Pull out from the material below all lines with "that".

┌─ GIVEN DATA

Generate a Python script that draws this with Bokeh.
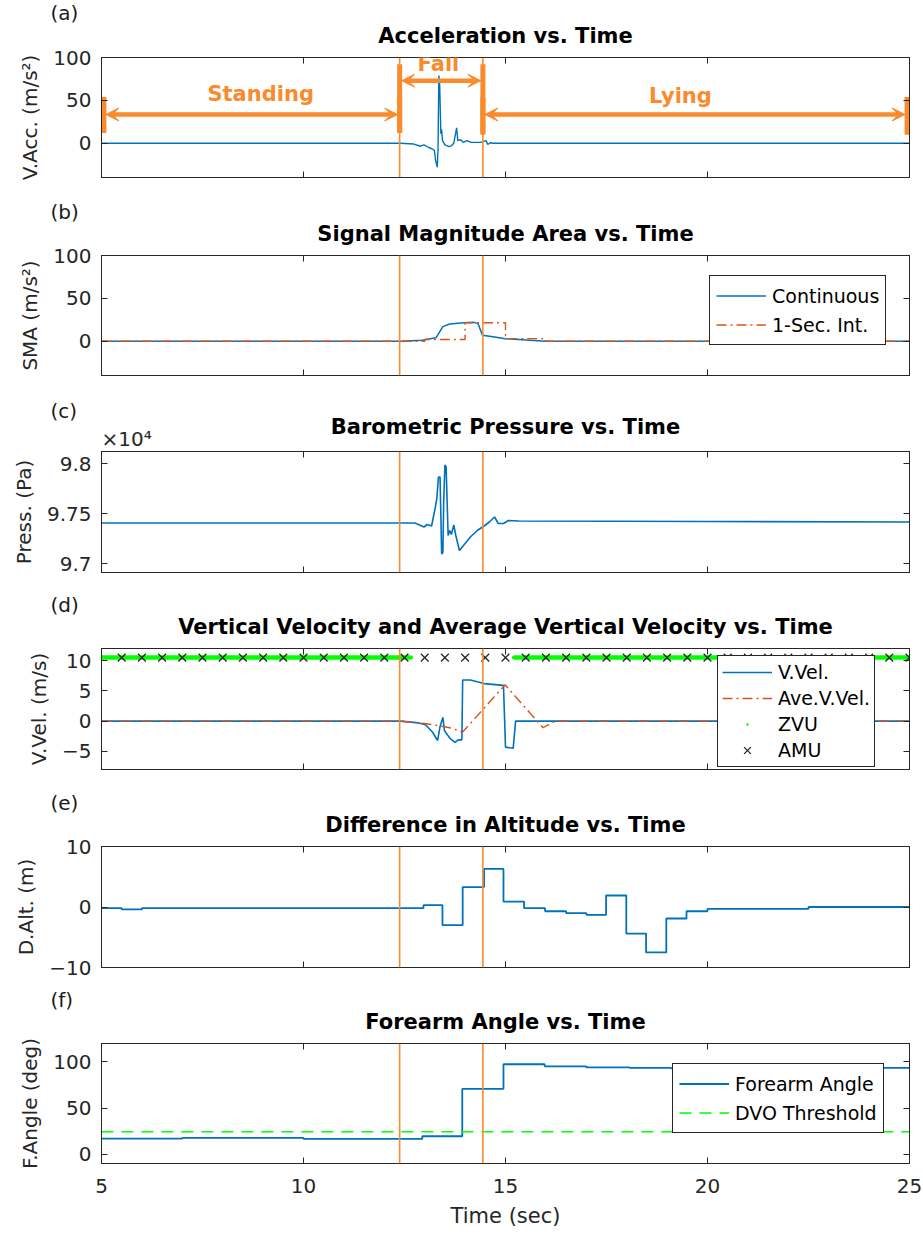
from bokeh.plotting import figure
from bokeh.layouts import column
from bokeh.models import (Range1d, FixedTicker, LinearAxis, Span, Label, Arrow, VeeHead,
                          Legend, LegendItem, CustomJSTickFormatter, Title)
from bokeh.embed import file_html
from bokeh.resources import INLINE

# ---------------- data ----------------
x_min, x_max = 5.0, 25.0
x_ticks = [5, 10, 15, 20, 25]

fall_start = 12.38
fall_end = 14.44

phase_names = ["Standing", "Fall", "Lying"]
phase_start = [x_min, fall_start, fall_end]
phase_end = [fall_start, fall_end, x_max]

# (a) vertical acceleration
acc_t = [5.0, 12.40, 12.73, 12.90, 12.98, 13.10, 13.18, 13.24, 13.27, 13.31, 13.33, 13.35,
         13.37, 13.40, 13.42, 13.44, 13.50, 13.60, 13.66, 13.72, 13.79, 13.82, 13.89, 13.95,
         14.05, 14.15, 14.38, 14.52, 14.56, 14.62, 14.70, 25.0]
acc_v = [0, 0, -1, -3.5, -2, -5, -6.5, -8.5, -20, -28, -8, 79,
         69, 11, 16, 3, -2, -4, -3, 0, 18, 3, 4, 1,
         3, 1, 1, 3, -1.5, 0.5, 0, 0]

# (b) signal magnitude area
sma_t = [5.0, 12.42, 12.93, 13.28, 13.45, 13.62, 13.96, 14.22, 14.32, 14.43, 14.73, 14.99, 15.5, 16.0, 25.0]
sma_v = [0, 0, 1, 4, 17, 20, 21.5, 22, 20.5, 7, 5, 3, 1.5, 0, 0]
sma_int_t = [5.0, 13.0, 14.0, 15.0, 16.0, 25.0]
sma_int_v = [0, 2, 21.5, 3, 0, 0]

# (c) barometric pressure (Pa)
press_t = [5.0, 12.40, 12.76, 12.93, 12.98, 13.06, 13.17, 13.21, 13.26, 13.30, 13.34, 13.38,
           13.42, 13.45, 13.47, 13.50, 13.53, 13.58, 13.62, 13.66, 13.72, 13.77, 13.86, 13.96,
           14.13, 14.30, 14.47, 14.60, 14.73, 14.82, 14.95, 15.07, 15.33, 20.0, 25.0]
press_v = [97405, 97405, 97405, 97375, 97365, 97390, 97375, 97455, 97555, 97650, 97865, 97865,
           97095, 97110, 97615, 97985, 97965, 97280, 97330, 97290, 97385, 97280, 97130, 97180,
           97265, 97330, 97375, 97415, 97465, 97400, 97400, 97430, 97425, 97420, 97415]

# (d) vertical velocity
vel_t = [5.0, 12.40, 12.85, 13.02, 13.19, 13.32, 13.38, 13.45, 13.49, 13.62, 13.75, 13.83,
         13.92, 13.94, 14.13, 14.47, 14.95, 15.00, 15.19, 15.25, 25.0]
vel_v = [0, 0, -0.3, -0.6, -1.8, -3.2, -0.9, 0.6, -1.6, -2.8, -3.5, -3.1,
         -3.1, 6.8, 6.8, 6.2, 5.9, -4.3, -4.5, 0, 0]
ave_t = [5.0, 12.40, 12.85, 13.00, 13.20, 13.45, 13.62, 13.94, 14.99, 15.93, 16.23, 25.0]
ave_v = [0, 0, -0.3, -0.4, -0.6, -0.9, -1.1, -1.8, 6.0, -1.1, 0, 0]
zvu_start = [5.0, 15.2]
zvu_end = [12.67, 25.0]
amu_t = [5.5, 6.0, 6.5, 7.0, 7.5, 8.0, 8.5, 9.0, 9.5, 10.0, 10.5, 11.0, 11.5, 12.0, 12.5,
         13.0, 13.5, 14.0, 14.5, 15.0, 15.5, 16.0, 16.5, 17.0, 17.5, 18.0, 18.5, 19.0, 19.5,
         20.0, 20.5, 21.0, 21.5, 22.0, 22.5, 23.0, 23.5, 24.0, 24.5, 25.0]
marker_level = 10.5

# (e) difference in altitude (m)
dalt_t = [5.0, 5.5, 6.0, 12.97, 13.44, 13.94, 14.47, 14.95, 15.46, 15.98, 16.5, 17.0, 17.49,
          17.99, 18.48, 18.98, 19.48, 20.0, 22.5, 25.0]
dalt_v = [-0.2, -0.4, -0.2, 0.3, -3.0, 3.3, 6.3, 0.9, -0.2, -0.7, -1.0, -1.3, 1.9,
          -4.4, -7.5, -1.9, -0.7, -0.3, 0.0, 0.0]

# (f) forearm angle (deg)
angle_t = [5.0, 7.0, 10.0, 12.94, 13.93, 14.95, 15.97, 17.0, 18.07, 19.1, 23.0, 25.0]
angle_v = [16.9, 17.8, 16.6, 19.5, 70.9, 97.5, 95.3, 94.2, 93.5, 93.0, 93.5, 93.5]
dvo_threshold = 24.5

# ---------------- style ----------------
FONT = "DejaVu Sans"
AXC = "#262626"
BLUE = "#0072BD"
RED = "#D95319"
ORANGE = "#FA8A2C"
GREEN = "#00FF00"
TXT_H = 26.4  # approx. title box height (2 + text height)


def hide_labels(ax):
    ax.formatter = CustomJSTickFormatter(code="return '';")
    ax.major_label_text_font_size = "0px"
    ax.major_label_standoff = 0


def style_axis(ax, ticks):
    ax.ticker = FixedTicker(ticks=ticks)
    ax.axis_line_color = AXC
    ax.axis_line_width = 1
    ax.major_tick_line_color = AXC
    ax.major_tick_line_width = 1
    ax.major_tick_in = 6
    ax.major_tick_out = 0
    ax.minor_tick_line_color = None
    ax.major_label_text_font = FONT
    ax.major_label_text_font_size = "20px"
    ax.major_label_text_color = AXC
    ax.major_label_standoff = 10
    ax.axis_label_text_font = FONT
    ax.axis_label_text_font_size = "20px"
    ax.axis_label_text_font_style = "normal"
    ax.axis_label_text_color = AXC
    ax.axis_label_standoff = 8


def title_box(text, center_at, start, align="center", offset=0, bold=False, size="20px", color="#1a1a1a"):
    """Middle-aligned Title whose text centre sits about `center_at` px above the frame,
    given that its panel begins `start` px above the frame (heights cannot go below 0)."""
    height = max(2 * (center_at - start), 0)
    t = Title(text=text, align=align, vertical_align="middle", offset=offset,
              standoff=height - TXT_H, text_font=FONT, text_font_size=size,
              text_font_style="bold" if bold else "normal", text_color=color)
    return t, start + height


def make_panel(tag, title, ylabel, yr, yticks, top, fh, bottom, last=False, yfmt=None,
               tag_at=43, exponent=None):
    p = figure(width=923, height=top + fh + bottom,
               x_range=Range1d(x_min, x_max), y_range=Range1d(*yr),
               output_backend="svg", toolbar_location=None,
               min_border_left=101, min_border_right=14,
               min_border_top=top, min_border_bottom=bottom,
               background_fill_color="white", border_fill_color="white")
    p.xgrid.visible = False
    p.ygrid.visible = False
    p.outline_line_color = AXC
    p.outline_line_alpha = 1
    p.outline_line_width = 1
    style_axis(p.xaxis[0], x_ticks)
    style_axis(p.yaxis[0], yticks)
    p.yaxis[0].axis_label = ylabel
    if yfmt is not None:
        p.yaxis[0].formatter = yfmt
    if last:
        p.xaxis[0].axis_label = "Time (sec)"
        p.xaxis[0].major_label_standoff = 15
        p.xaxis[0].axis_label_text_font_size = "21px"
        p.xaxis[0].axis_label_standoff = 8
    else:
        hide_labels(p.xaxis[0])
    ax_r = LinearAxis()
    style_axis(ax_r, yticks)
    hide_labels(ax_r)
    p.add_layout(ax_r, "right")
    ax_t = LinearAxis()
    style_axis(ax_t, x_ticks)
    hide_labels(ax_t)
    p.add_layout(ax_t, "above")

    nxt = 0
    if exponent is not None:
        t_exp, nxt = title_box(exponent, 12.5, nxt, align="left", offset=0, color=AXC)
        p.add_layout(t_exp, "above")
    t_main, nxt = title_box(title, 22, nxt, bold=True, size="21px", color="black")
    p.add_layout(t_main, "above")
    t_tag, nxt = title_box(tag, tag_at, nxt, align="left", offset=-51)
    p.add_layout(t_tag, "above")
    return p


def add_events(p):
    for loc in (fall_start, fall_end):
        p.add_layout(Span(location=loc, dimension="height", line_color=ORANGE, line_width=1.6))


def add_legend(p, items, x, y, lh=27, pad=6):
    leg = Legend(items=items, location=(x, y), orientation="vertical",
                 glyph_width=50, glyph_height=lh, label_height=lh, label_standoff=6,
                 padding=pad, spacing=2, margin=0,
                 border_line_color=AXC, border_line_width=1, border_line_alpha=1,
                 background_fill_color="white", background_fill_alpha=1,
                 label_text_font=FONT, label_text_font_size="19px", label_text_color="black")
    p.add_layout(leg)


# ---------------- (a) ----------------
pa = make_panel("(a)", "Acceleration vs. Time", "V.Acc. (m/s²)", (-40, 100), [0, 50, 100], 57, 120, 21,
                tag_at=45)
pa.line(acc_t, acc_v, line_color=BLUE, line_width=1.4)
add_events(pa)

arrow_y = [33.5, 73, 33.5]
bar_lo = [12, 12, 10]
bar_hi = [54, 92, 54]
name_x = [8.94, 13.34, 19.33]
name_y = [58, 92, 55.5]
for i, name in enumerate(phase_names):
    s, e = phase_start[i], phase_end[i]
    bs = s + 0.06 if s == x_min else s
    be = e - 0.06 if e == x_max else e
    pa.segment(x0=[bs, be], y0=[bar_lo[i]] * 2, x1=[bs, be], y1=[bar_hi[i]] * 2,
               line_color=ORANGE, line_width=5)
    pa.add_layout(Arrow(x_start=bs + 0.05, y_start=arrow_y[i], x_end=be - 0.05, y_end=arrow_y[i],
                        line_color=ORANGE, line_width=4.5,
                        start=VeeHead(size=13, fill_color=ORANGE, line_color=ORANGE, line_width=1),
                        end=VeeHead(size=13, fill_color=ORANGE, line_color=ORANGE, line_width=1)))
    pa.add_layout(Label(x=name_x[i], y=name_y[i], text=name, text_align="center",
                        text_baseline="middle", text_font=FONT, text_font_style="bold",
                        text_font_size="21px", text_color=ORANGE))

# ---------------- (b) ----------------
pb = make_panel("(b)", "Signal Magnitude Area vs. Time", "SMA (m/s²)", (-40, 100), [0, 50, 100], 57, 120, 19)
rb1 = pb.line(sma_t, sma_v, line_color=BLUE, line_width=1.5)
rb2 = pb.step(sma_int_t, sma_int_v, mode="after", line_color=RED, line_width=1.4, line_dash="10 4 2 4")
add_events(pb)
add_legend(pb, [LegendItem(label="Continuous", renderers=[rb1]),
                LegendItem(label="1-Sec. Int.", renderers=[rb2])], 608, 30)

# ---------------- (c) ----------------
pc = make_panel("(c)", "Barometric Pressure vs. Time", "Press. (Pa)", (96910, 98120), [97000, 97500, 98000],
                57, 121, 20, yfmt=CustomJSTickFormatter(code="return (tick / 10000).toString();"),
                exponent="×10⁴", tag_at=41)
pc.line(press_t, press_v, line_color=BLUE, line_width=1.6)
add_events(pc)

# ---------------- (d) ----------------
pd_ = make_panel("(d)", "Vertical Velocity and Average Vertical Velocity vs. Time", "V.Vel. (m/s)",
                 (-8, 12), [-5, 0, 5, 10], 56, 121, 20, tag_at=42)
rd1 = pd_.line(vel_t, vel_v, line_color=BLUE, line_width=1.6)
rd2 = pd_.line(ave_t, ave_v, line_color=RED, line_width=1.4, line_dash="10 4 2 4")
pd_.segment(x0=zvu_start, y0=[marker_level] * len(zvu_start), x1=zvu_end,
            y1=[marker_level] * len(zvu_end), line_color=GREEN, line_width=4.5)
rd3 = pd_.scatter(zvu_start + zvu_end, [marker_level] * (len(zvu_start) + len(zvu_end)),
                  marker="dot", size=14, fill_color=GREEN, line_color=GREEN)
rd4 = pd_.scatter(amu_t, [marker_level] * len(amu_t), marker="x", size=11,
                  line_color=AXC, line_width=1.3)
add_events(pd_)
add_legend(pd_, [LegendItem(label="V.Vel.", renderers=[rd1]),
                 LegendItem(label="Ave.V.Vel.", renderers=[rd2]),
                 LegendItem(label="ZVU", renderers=[rd3]),
                 LegendItem(label="AMU", renderers=[rd4])], 616, 2, lh=24, pad=4)

# ---------------- (e) ----------------
pe = make_panel("(e)", "Difference in Altitude vs. Time", "D.Alt. (m)", (-10, 10), [-10, 0, 10],
                57, 121, 20, tag_at=40)
pe.step(dalt_t, dalt_v, mode="after", line_color=BLUE, line_width=1.8)
add_events(pe)

# ---------------- (f) ----------------
pf = make_panel("(f)", "Forearm Angle vs. Time", "F.Angle (deg)", (-10, 120), [0, 50, 100],
                56, 120, 77, last=True, tag_at=40)
rf1 = pf.step(angle_t, angle_v, mode="after", line_color=BLUE, line_width=1.8)
rf2 = pf.line([x_min, x_max], [dvo_threshold, dvo_threshold], line_color=GREEN, line_width=1.5,
              line_dash="12 8")
add_events(pf)
add_legend(pf, [LegendItem(label="Forearm Angle", renderers=[rf1]),
                LegendItem(label="DVO Threshold", renderers=[rf2])], 571, 30)

layout = column(pa, pb, pc, pd_, pe, pf, spacing=0)
open("out.html", "w").write(file_html(layout, INLINE))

└─

• _RESPONSE TO THIS EXERCISE_
Generate a Python script that draws this with Bokeh.
    given that its panel begins `start` px above the frame (heights cannot go below 0)."""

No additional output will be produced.